--- start of Given material ---
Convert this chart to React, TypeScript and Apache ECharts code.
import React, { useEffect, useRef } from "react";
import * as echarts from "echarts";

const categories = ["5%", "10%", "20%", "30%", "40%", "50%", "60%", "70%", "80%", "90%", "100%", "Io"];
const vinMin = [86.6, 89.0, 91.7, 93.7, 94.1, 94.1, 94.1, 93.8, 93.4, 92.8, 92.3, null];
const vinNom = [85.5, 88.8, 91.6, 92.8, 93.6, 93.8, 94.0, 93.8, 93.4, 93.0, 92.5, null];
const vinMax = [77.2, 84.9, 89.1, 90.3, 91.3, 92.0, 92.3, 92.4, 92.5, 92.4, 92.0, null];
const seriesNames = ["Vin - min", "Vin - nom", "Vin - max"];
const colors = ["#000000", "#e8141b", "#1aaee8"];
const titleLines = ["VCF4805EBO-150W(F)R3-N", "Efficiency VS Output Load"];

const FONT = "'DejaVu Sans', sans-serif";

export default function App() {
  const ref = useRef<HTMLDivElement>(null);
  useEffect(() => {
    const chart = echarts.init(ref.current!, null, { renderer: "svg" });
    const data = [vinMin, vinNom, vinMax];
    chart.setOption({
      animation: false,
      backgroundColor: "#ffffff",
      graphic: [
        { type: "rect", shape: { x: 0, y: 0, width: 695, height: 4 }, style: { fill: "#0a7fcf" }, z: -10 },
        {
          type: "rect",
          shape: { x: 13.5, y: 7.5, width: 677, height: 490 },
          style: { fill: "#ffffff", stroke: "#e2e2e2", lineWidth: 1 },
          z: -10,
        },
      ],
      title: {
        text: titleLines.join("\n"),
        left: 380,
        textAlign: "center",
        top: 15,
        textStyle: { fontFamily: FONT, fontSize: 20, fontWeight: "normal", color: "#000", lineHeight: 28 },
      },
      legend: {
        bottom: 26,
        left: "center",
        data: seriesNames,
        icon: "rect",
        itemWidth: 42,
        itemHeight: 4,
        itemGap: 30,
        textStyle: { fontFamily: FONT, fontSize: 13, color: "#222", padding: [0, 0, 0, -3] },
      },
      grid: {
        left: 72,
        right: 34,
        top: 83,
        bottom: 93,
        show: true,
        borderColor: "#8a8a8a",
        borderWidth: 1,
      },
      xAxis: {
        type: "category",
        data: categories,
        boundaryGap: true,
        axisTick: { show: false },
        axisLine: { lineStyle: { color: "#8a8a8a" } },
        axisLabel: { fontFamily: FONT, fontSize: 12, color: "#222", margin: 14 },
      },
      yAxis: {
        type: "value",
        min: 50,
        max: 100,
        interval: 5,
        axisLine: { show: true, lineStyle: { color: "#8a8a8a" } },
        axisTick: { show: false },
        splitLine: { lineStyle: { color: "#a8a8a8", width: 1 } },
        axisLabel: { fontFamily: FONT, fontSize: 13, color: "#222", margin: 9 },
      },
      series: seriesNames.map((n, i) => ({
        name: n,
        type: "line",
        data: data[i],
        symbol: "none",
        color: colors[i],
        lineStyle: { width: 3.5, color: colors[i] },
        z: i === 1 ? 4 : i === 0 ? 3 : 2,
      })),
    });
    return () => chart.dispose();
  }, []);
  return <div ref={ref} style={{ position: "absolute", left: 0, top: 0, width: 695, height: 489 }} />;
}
--- end of Given material ---
Return the listing above in full, character for character.

Convert this chart to React, TypeScript and Apache ECharts code.
import React, { useEffect, useRef } from "react";
import * as echarts from "echarts";

const categories = ["5%", "10%", "20%", "30%", "40%", "50%", "60%", "70%", "80%", "90%", "100%", "Io"];
const vinMin = [86.6, 89.0, 91.7, 93.7, 94.1, 94.1, 94.1, 93.8, 93.4, 92.8, 92.3, null];
const vinNom = [85.5, 88.8, 91.6, 92.8, 93.6, 93.8, 94.0, 93.8, 93.4, 93.0, 92.5, null];
const vinMax = [77.2, 84.9, 89.1, 90.3, 91.3, 92.0, 92.3, 92.4, 92.5, 92.4, 92.0, null];
const seriesNames = ["Vin - min", "Vin - nom", "Vin - max"];
const colors = ["#000000", "#e8141b", "#1aaee8"];
const titleLines = ["VCF4805EBO-150W(F)R3-N", "Efficiency VS Output Load"];

const FONT = "'DejaVu Sans', sans-serif";

export default function App() {
  const ref = useRef<HTMLDivElement>(null);
  useEffect(() => {
    const chart = echarts.init(ref.current!, null, { renderer: "svg" });
    const data = [vinMin, vinNom, vinMax];
    chart.setOption({
      animation: false,
      backgroundColor: "#ffffff",
      graphic: [
        { type: "rect", shape: { x: 0, y: 0, width: 695, height: 4 }, style: { fill: "#0a7fcf" }, z: -10 },
        {
          type: "rect",
          shape: { x: 13.5, y: 7.5, width: 677, height: 490 },
          style: { fill: "#ffffff", stroke: "#e2e2e2", lineWidth: 1 },
          z: -10,
        },
      ],
      title: {
        text: titleLines.join("\n"),
        left: 380,
        textAlign: "center",
        top: 15,
        textStyle: { fontFamily: FONT, fontSize: 20, fontWeight: "normal", color: "#000", lineHeight: 28 },
      },
      legend: {
        bottom: 26,
        left: "center",
        data: seriesNames,
        icon: "rect",
        itemWidth: 42,
        itemHeight: 4,
        itemGap: 30,
        textStyle: { fontFamily: FONT, fontSize: 13, color: "#222", padding: [0, 0, 0, -3] },
      },
      grid: {
        left: 72,
        right: 34,
        top: 83,
        bottom: 93,
        show: true,
        borderColor: "#8a8a8a",
        borderWidth: 1,
      },
      xAxis: {
        type: "category",
        data: categories,
        boundaryGap: true,
        axisTick: { show: false },
        axisLine: { lineStyle: { color: "#8a8a8a" } },
        axisLabel: { fontFamily: FONT, fontSize: 12, color: "#222", margin: 14 },
      },
      yAxis: {
        type: "value",
        min: 50,
        max: 100,
        interval: 5,
        axisLine: { show: true, lineStyle: { color: "#8a8a8a" } },
        axisTick: { show: false },
        splitLine: { lineStyle: { color: "#a8a8a8", width: 1 } },
        axisLabel: { fontFamily: FONT, fontSize: 13, color: "#222", margin: 9 },
      },
      series: seriesNames.map((n, i) => ({
        name: n,
        type: "line",
        data: data[i],
        symbol: "none",
        color: colors[i],
        lineStyle: { width: 3.5, color: colors[i] },
        z: i === 1 ? 4 : i === 0 ? 3 : 2,
      })),
    });
    return () => chart.dispose();
  }, []);
  return <div ref={ref} style={{ position: "absolute", left: 0, top: 0, width: 695, height: 489 }} />;
}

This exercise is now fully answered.